**Required task**
Exclude images, then output the remaining data verbatim.
[BEGIN]
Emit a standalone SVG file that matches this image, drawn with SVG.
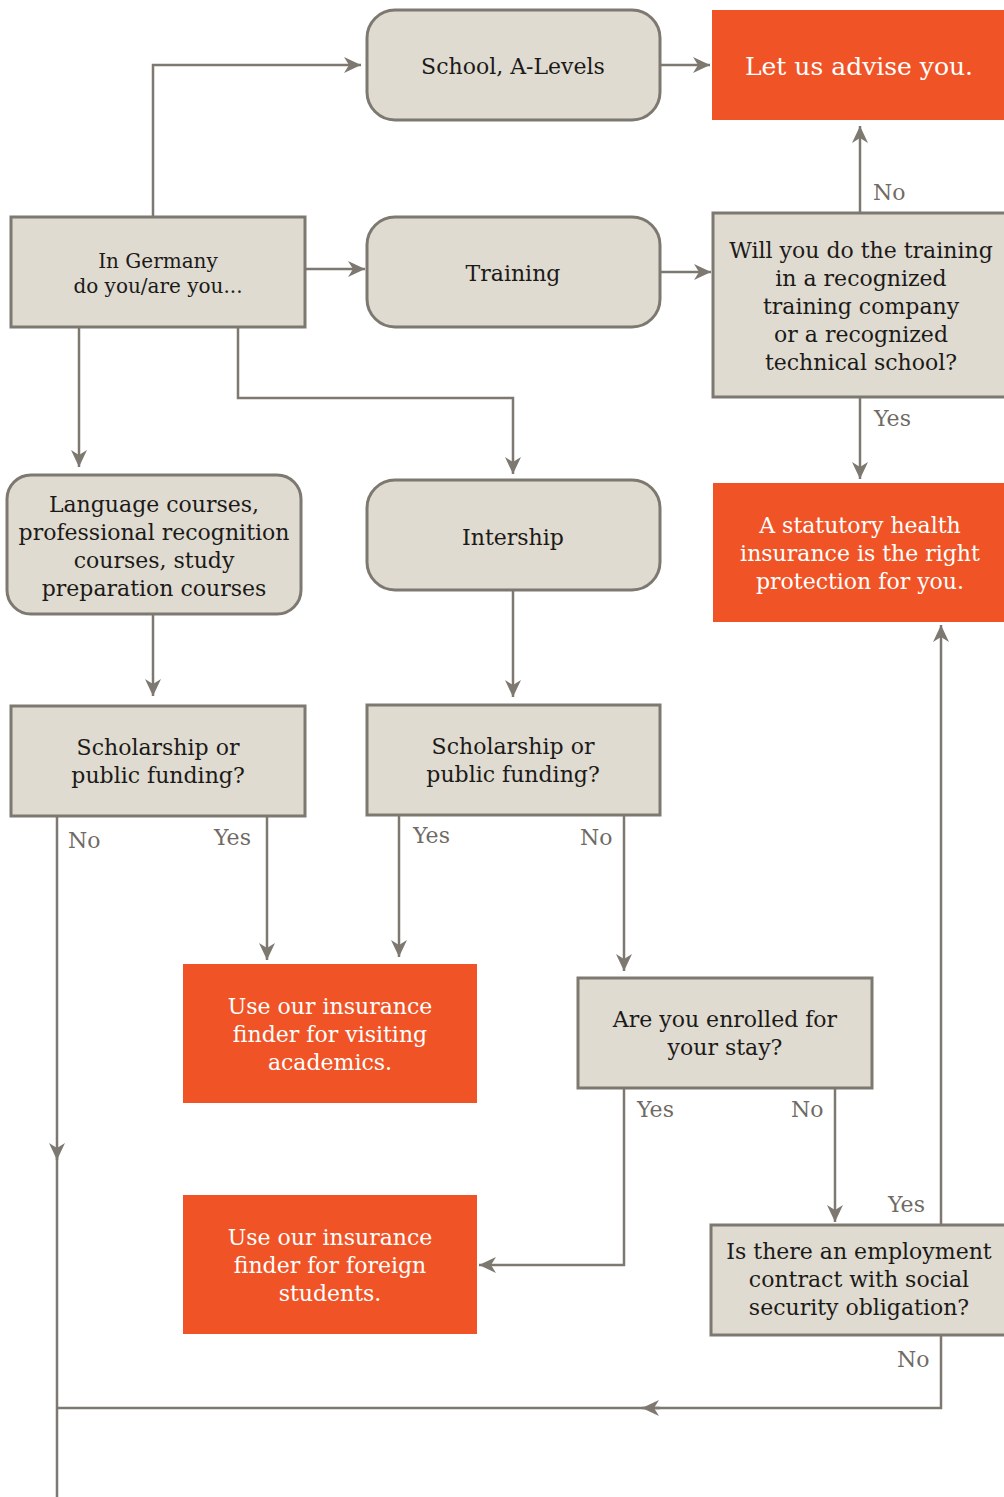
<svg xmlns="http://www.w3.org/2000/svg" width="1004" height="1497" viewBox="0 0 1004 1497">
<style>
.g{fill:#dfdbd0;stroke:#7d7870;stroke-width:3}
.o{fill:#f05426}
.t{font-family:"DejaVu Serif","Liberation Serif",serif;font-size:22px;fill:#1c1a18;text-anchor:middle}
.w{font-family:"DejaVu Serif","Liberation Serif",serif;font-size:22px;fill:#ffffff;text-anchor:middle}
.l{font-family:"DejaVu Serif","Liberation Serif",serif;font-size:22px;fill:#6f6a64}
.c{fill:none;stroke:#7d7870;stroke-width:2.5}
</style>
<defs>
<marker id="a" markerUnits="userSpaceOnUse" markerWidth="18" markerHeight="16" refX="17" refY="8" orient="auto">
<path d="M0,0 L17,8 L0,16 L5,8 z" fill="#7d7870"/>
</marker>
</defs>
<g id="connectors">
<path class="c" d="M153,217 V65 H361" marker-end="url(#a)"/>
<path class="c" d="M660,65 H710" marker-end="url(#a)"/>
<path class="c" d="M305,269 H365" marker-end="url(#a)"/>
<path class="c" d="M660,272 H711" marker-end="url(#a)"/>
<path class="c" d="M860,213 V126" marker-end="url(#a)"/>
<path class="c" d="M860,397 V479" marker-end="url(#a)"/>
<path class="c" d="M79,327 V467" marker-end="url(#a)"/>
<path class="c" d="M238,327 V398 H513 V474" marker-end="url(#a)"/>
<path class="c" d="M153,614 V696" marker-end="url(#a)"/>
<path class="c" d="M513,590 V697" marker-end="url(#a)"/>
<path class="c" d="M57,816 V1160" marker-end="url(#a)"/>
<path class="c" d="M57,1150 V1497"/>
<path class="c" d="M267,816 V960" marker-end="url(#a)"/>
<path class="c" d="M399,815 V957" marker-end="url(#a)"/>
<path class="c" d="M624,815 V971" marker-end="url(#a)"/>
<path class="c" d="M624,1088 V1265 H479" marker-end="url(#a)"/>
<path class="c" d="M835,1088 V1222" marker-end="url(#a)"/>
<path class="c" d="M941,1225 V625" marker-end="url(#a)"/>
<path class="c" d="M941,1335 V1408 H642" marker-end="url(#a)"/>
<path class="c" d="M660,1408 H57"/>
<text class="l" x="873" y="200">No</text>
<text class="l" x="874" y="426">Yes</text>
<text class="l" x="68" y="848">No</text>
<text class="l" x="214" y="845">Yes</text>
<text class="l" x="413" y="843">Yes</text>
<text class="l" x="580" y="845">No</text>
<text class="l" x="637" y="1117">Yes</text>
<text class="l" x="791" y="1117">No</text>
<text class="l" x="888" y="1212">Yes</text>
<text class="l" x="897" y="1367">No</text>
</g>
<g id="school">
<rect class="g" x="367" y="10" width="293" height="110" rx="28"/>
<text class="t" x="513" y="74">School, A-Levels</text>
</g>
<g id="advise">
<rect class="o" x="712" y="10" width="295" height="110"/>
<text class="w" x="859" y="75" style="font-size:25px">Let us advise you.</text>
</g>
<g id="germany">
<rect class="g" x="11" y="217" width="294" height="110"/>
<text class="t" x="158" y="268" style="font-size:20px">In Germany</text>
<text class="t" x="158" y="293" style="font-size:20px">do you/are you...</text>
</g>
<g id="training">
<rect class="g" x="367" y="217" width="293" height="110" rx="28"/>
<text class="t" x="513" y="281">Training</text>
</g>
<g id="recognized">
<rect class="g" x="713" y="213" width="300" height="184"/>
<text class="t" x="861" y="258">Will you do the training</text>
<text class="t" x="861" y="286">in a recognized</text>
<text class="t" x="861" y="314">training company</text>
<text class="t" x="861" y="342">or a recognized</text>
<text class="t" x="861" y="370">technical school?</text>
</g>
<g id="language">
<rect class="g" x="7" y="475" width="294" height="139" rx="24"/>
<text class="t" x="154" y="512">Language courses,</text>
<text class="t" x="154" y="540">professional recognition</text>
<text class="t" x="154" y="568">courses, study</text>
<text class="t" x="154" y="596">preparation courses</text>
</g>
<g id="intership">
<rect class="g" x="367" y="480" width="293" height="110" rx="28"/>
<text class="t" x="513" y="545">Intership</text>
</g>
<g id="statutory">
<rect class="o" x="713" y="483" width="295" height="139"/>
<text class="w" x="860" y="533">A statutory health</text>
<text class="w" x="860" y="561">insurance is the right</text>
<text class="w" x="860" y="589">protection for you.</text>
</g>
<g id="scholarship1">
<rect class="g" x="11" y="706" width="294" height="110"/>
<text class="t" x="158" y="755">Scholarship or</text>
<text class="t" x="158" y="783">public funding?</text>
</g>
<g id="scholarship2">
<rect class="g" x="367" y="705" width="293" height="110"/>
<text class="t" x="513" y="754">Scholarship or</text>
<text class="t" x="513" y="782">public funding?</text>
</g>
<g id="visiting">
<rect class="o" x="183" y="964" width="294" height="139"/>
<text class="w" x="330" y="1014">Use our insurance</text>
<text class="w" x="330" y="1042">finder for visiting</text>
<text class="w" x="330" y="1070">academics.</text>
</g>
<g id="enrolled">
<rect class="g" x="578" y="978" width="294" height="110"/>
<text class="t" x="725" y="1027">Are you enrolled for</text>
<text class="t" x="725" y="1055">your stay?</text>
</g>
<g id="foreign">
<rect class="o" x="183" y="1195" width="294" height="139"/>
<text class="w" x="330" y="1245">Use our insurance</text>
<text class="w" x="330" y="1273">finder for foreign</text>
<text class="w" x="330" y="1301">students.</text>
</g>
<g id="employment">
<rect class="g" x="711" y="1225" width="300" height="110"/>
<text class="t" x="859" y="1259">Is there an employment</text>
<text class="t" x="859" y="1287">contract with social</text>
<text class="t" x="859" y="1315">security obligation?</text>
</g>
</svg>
[END]
**Task answer**
Emit a standalone SVG file that matches this image, drawn with SVG.
<svg xmlns="http://www.w3.org/2000/svg" width="1004" height="1497" viewBox="0 0 1004 1497">
<style>
.g{fill:#dfdbd0;stroke:#7d7870;stroke-width:3}
.o{fill:#f05426}
.t{font-family:"DejaVu Serif","Liberation Serif",serif;font-size:22px;fill:#1c1a18;text-anchor:middle}
.w{font-family:"DejaVu Serif","Liberation Serif",serif;font-size:22px;fill:#ffffff;text-anchor:middle}
.l{font-family:"DejaVu Serif","Liberation Serif",serif;font-size:22px;fill:#6f6a64}
.c{fill:none;stroke:#7d7870;stroke-width:2.5}
</style>
<defs>
<marker id="a" markerUnits="userSpaceOnUse" markerWidth="18" markerHeight="16" refX="17" refY="8" orient="auto">
<path d="M0,0 L17,8 L0,16 L5,8 z" fill="#7d7870"/>
</marker>
</defs>
<g id="connectors">
<path class="c" d="M153,217 V65 H361" marker-end="url(#a)"/>
<path class="c" d="M660,65 H710" marker-end="url(#a)"/>
<path class="c" d="M305,269 H365" marker-end="url(#a)"/>
<path class="c" d="M660,272 H711" marker-end="url(#a)"/>
<path class="c" d="M860,213 V126" marker-end="url(#a)"/>
<path class="c" d="M860,397 V479" marker-end="url(#a)"/>
<path class="c" d="M79,327 V467" marker-end="url(#a)"/>
<path class="c" d="M238,327 V398 H513 V474" marker-end="url(#a)"/>
<path class="c" d="M153,614 V696" marker-end="url(#a)"/>
<path class="c" d="M513,590 V697" marker-end="url(#a)"/>
<path class="c" d="M57,816 V1160" marker-end="url(#a)"/>
<path class="c" d="M57,1150 V1497"/>
<path class="c" d="M267,816 V960" marker-end="url(#a)"/>
<path class="c" d="M399,815 V957" marker-end="url(#a)"/>
<path class="c" d="M624,815 V971" marker-end="url(#a)"/>
<path class="c" d="M624,1088 V1265 H479" marker-end="url(#a)"/>
<path class="c" d="M835,1088 V1222" marker-end="url(#a)"/>
<path class="c" d="M941,1225 V625" marker-end="url(#a)"/>
<path class="c" d="M941,1335 V1408 H642" marker-end="url(#a)"/>
<path class="c" d="M660,1408 H57"/>
<text class="l" x="873" y="200">No</text>
<text class="l" x="874" y="426">Yes</text>
<text class="l" x="68" y="848">No</text>
<text class="l" x="214" y="845">Yes</text>
<text class="l" x="413" y="843">Yes</text>
<text class="l" x="580" y="845">No</text>
<text class="l" x="637" y="1117">Yes</text>
<text class="l" x="791" y="1117">No</text>
<text class="l" x="888" y="1212">Yes</text>
<text class="l" x="897" y="1367">No</text>
</g>
<g id="school">
<rect class="g" x="367" y="10" width="293" height="110" rx="28"/>
<text class="t" x="513" y="74">School, A-Levels</text>
</g>
<g id="advise">
<rect class="o" x="712" y="10" width="295" height="110"/>
<text class="w" x="859" y="75" style="font-size:25px">Let us advise you.</text>
</g>
<g id="germany">
<rect class="g" x="11" y="217" width="294" height="110"/>
<text class="t" x="158" y="268" style="font-size:20px">In Germany</text>
<text class="t" x="158" y="293" style="font-size:20px">do you/are you...</text>
</g>
<g id="training">
<rect class="g" x="367" y="217" width="293" height="110" rx="28"/>
<text class="t" x="513" y="281">Training</text>
</g>
<g id="recognized">
<rect class="g" x="713" y="213" width="300" height="184"/>
<text class="t" x="861" y="258">Will you do the training</text>
<text class="t" x="861" y="286">in a recognized</text>
<text class="t" x="861" y="314">training company</text>
<text class="t" x="861" y="342">or a recognized</text>
<text class="t" x="861" y="370">technical school?</text>
</g>
<g id="language">
<rect class="g" x="7" y="475" width="294" height="139" rx="24"/>
<text class="t" x="154" y="512">Language courses,</text>
<text class="t" x="154" y="540">professional recognition</text>
<text class="t" x="154" y="568">courses, study</text>
<text class="t" x="154" y="596">preparation courses</text>
</g>
<g id="intership">
<rect class="g" x="367" y="480" width="293" height="110" rx="28"/>
<text class="t" x="513" y="545">Intership</text>
</g>
<g id="statutory">
<rect class="o" x="713" y="483" width="295" height="139"/>
<text class="w" x="860" y="533">A statutory health</text>
<text class="w" x="860" y="561">insurance is the right</text>
<text class="w" x="860" y="589">protection for you.</text>
</g>
<g id="scholarship1">
<rect class="g" x="11" y="706" width="294" height="110"/>
<text class="t" x="158" y="755">Scholarship or</text>
<text class="t" x="158" y="783">public funding?</text>
</g>
<g id="scholarship2">
<rect class="g" x="367" y="705" width="293" height="110"/>
<text class="t" x="513" y="754">Scholarship or</text>
<text class="t" x="513" y="782">public funding?</text>
</g>
<g id="visiting">
<rect class="o" x="183" y="964" width="294" height="139"/>
<text class="w" x="330" y="1014">Use our insurance</text>
<text class="w" x="330" y="1042">finder for visiting</text>
<text class="w" x="330" y="1070">academics.</text>
</g>
<g id="enrolled">
<rect class="g" x="578" y="978" width="294" height="110"/>
<text class="t" x="725" y="1027">Are you enrolled for</text>
<text class="t" x="725" y="1055">your stay?</text>
</g>
<g id="foreign">
<rect class="o" x="183" y="1195" width="294" height="139"/>
<text class="w" x="330" y="1245">Use our insurance</text>
<text class="w" x="330" y="1273">finder for foreign</text>
<text class="w" x="330" y="1301">students.</text>
</g>
<g id="employment">
<rect class="g" x="711" y="1225" width="300" height="110"/>
<text class="t" x="859" y="1259">Is there an employment</text>
<text class="t" x="859" y="1287">contract with social</text>
<text class="t" x="859" y="1315">security obligation?</text>
</g>
</svg>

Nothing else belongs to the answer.